Up to and including the line with "const accB = 22.4;", reproduce the listing below exactly, beginning at its first line.
-- BEGIN Source data --
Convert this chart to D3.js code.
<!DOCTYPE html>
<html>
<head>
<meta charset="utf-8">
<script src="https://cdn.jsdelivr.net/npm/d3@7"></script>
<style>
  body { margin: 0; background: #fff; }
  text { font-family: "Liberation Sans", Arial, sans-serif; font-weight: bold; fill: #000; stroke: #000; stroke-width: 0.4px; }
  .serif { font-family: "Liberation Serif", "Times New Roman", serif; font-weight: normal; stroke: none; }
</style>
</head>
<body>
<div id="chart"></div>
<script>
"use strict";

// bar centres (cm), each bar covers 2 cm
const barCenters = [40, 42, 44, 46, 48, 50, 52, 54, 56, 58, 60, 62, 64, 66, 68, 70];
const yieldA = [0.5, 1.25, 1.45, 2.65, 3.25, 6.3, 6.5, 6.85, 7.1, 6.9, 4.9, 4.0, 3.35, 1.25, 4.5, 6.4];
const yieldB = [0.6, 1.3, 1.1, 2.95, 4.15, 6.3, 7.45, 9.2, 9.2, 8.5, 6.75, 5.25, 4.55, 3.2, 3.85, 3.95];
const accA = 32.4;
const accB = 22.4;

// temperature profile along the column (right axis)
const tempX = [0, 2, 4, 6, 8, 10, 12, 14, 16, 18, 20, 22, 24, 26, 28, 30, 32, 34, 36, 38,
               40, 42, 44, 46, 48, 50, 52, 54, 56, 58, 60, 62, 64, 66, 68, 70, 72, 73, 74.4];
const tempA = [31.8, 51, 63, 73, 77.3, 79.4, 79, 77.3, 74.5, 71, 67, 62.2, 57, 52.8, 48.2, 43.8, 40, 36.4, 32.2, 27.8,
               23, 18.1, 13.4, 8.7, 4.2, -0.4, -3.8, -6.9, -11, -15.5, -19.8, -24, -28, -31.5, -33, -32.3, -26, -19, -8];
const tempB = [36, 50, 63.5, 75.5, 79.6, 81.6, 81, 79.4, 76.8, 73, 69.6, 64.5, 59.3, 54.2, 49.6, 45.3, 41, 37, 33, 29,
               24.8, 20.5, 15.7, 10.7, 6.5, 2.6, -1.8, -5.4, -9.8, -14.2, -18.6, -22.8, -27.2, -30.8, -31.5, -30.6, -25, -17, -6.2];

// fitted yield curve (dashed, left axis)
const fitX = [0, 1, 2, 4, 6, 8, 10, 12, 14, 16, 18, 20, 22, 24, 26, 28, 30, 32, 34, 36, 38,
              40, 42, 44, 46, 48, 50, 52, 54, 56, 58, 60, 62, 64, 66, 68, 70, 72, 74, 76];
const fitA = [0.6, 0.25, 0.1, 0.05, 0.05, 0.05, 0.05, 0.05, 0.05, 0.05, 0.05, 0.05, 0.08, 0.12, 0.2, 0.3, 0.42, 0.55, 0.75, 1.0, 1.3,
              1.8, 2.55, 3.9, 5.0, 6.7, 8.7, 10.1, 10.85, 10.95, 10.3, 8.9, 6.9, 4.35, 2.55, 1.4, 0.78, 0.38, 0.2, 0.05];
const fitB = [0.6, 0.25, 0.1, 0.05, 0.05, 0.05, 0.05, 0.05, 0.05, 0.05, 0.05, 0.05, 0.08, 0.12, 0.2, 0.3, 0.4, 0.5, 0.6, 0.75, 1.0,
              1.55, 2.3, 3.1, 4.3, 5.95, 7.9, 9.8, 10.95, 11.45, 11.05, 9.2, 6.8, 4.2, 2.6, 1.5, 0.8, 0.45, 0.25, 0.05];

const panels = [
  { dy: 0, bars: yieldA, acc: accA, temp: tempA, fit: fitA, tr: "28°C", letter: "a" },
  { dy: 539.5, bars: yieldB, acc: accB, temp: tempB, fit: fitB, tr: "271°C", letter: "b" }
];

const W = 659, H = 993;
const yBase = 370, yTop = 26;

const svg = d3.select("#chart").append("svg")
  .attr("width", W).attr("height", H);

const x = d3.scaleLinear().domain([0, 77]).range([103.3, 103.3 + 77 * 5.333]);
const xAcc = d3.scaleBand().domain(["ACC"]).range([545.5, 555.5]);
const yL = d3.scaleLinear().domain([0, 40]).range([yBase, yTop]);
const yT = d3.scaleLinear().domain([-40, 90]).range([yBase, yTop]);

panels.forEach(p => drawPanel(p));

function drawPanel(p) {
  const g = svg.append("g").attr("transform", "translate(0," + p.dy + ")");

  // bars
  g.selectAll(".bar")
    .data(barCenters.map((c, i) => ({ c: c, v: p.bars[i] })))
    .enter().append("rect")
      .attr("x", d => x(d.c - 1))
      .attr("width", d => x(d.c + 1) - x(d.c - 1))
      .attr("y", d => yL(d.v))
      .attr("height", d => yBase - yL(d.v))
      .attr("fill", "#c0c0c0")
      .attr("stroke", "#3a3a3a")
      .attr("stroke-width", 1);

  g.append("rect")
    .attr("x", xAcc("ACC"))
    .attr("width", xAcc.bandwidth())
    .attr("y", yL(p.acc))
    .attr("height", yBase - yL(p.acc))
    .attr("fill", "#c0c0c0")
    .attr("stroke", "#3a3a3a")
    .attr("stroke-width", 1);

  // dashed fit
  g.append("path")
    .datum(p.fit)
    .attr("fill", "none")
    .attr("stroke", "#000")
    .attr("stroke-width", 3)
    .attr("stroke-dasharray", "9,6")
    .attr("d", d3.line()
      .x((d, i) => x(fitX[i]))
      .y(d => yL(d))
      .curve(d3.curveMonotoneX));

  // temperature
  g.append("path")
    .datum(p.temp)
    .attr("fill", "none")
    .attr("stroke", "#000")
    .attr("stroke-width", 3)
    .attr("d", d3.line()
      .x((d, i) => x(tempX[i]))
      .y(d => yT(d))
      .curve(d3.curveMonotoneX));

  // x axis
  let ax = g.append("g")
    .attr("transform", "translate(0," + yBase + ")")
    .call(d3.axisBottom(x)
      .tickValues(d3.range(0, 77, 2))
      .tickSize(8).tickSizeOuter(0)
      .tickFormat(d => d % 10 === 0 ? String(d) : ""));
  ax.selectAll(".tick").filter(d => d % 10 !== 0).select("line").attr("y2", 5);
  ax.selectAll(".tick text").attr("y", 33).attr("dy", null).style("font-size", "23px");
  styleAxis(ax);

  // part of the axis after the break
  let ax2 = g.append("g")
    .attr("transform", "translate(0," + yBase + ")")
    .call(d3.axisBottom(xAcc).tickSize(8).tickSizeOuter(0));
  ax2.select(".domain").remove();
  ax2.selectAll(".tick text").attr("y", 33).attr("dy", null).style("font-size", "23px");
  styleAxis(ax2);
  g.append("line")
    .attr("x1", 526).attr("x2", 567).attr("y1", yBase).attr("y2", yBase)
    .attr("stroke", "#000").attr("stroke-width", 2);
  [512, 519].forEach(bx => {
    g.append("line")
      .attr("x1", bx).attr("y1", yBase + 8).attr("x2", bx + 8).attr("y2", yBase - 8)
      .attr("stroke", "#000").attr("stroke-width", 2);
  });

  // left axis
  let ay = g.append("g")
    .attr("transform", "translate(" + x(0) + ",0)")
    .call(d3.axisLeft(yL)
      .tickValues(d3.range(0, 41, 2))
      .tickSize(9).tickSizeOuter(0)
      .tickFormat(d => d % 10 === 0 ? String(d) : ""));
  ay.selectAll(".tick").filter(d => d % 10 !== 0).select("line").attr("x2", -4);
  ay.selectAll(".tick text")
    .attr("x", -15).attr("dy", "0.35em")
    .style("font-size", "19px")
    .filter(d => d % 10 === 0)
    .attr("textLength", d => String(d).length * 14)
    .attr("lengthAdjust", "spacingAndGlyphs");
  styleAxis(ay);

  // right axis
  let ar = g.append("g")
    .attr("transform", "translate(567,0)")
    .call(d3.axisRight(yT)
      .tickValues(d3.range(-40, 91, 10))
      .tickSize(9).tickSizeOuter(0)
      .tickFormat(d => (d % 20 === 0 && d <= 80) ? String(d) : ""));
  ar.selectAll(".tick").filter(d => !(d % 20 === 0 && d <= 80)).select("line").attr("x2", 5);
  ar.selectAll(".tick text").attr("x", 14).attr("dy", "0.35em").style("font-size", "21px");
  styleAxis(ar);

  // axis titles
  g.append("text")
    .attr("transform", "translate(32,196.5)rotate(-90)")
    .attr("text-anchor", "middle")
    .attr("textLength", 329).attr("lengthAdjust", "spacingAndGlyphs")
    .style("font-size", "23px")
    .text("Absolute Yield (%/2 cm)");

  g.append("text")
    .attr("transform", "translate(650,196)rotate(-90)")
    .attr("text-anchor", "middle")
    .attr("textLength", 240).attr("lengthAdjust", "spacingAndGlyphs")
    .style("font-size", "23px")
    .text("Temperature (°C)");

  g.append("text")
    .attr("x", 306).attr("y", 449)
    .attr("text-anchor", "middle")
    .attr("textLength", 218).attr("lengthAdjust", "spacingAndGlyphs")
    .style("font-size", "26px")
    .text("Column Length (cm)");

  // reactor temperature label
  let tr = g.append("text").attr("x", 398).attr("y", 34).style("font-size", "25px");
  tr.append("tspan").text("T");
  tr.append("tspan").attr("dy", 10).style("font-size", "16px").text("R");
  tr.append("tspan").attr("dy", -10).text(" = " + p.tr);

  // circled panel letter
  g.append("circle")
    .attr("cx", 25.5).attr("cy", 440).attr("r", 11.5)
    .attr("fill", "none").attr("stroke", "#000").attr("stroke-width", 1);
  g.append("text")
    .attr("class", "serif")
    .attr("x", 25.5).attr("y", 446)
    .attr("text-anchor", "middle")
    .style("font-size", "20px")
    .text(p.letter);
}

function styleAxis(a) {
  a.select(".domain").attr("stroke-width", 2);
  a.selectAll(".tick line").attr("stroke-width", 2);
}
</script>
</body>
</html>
-- END Source data --
*Response to the exercise:*
Convert this chart to D3.js code.
<!DOCTYPE html>
<html>
<head>
<meta charset="utf-8">
<script src="https://cdn.jsdelivr.net/npm/d3@7"></script>
<style>
  body { margin: 0; background: #fff; }
  text { font-family: "Liberation Sans", Arial, sans-serif; font-weight: bold; fill: #000; stroke: #000; stroke-width: 0.4px; }
  .serif { font-family: "Liberation Serif", "Times New Roman", serif; font-weight: normal; stroke: none; }
</style>
</head>
<body>
<div id="chart"></div>
<script>
"use strict";

// bar centres (cm), each bar covers 2 cm
const barCenters = [40, 42, 44, 46, 48, 50, 52, 54, 56, 58, 60, 62, 64, 66, 68, 70];
const yieldA = [0.5, 1.25, 1.45, 2.65, 3.25, 6.3, 6.5, 6.85, 7.1, 6.9, 4.9, 4.0, 3.35, 1.25, 4.5, 6.4];
const yieldB = [0.6, 1.3, 1.1, 2.95, 4.15, 6.3, 7.45, 9.2, 9.2, 8.5, 6.75, 5.25, 4.55, 3.2, 3.85, 3.95];
const accA = 32.4;
const accB = 22.4;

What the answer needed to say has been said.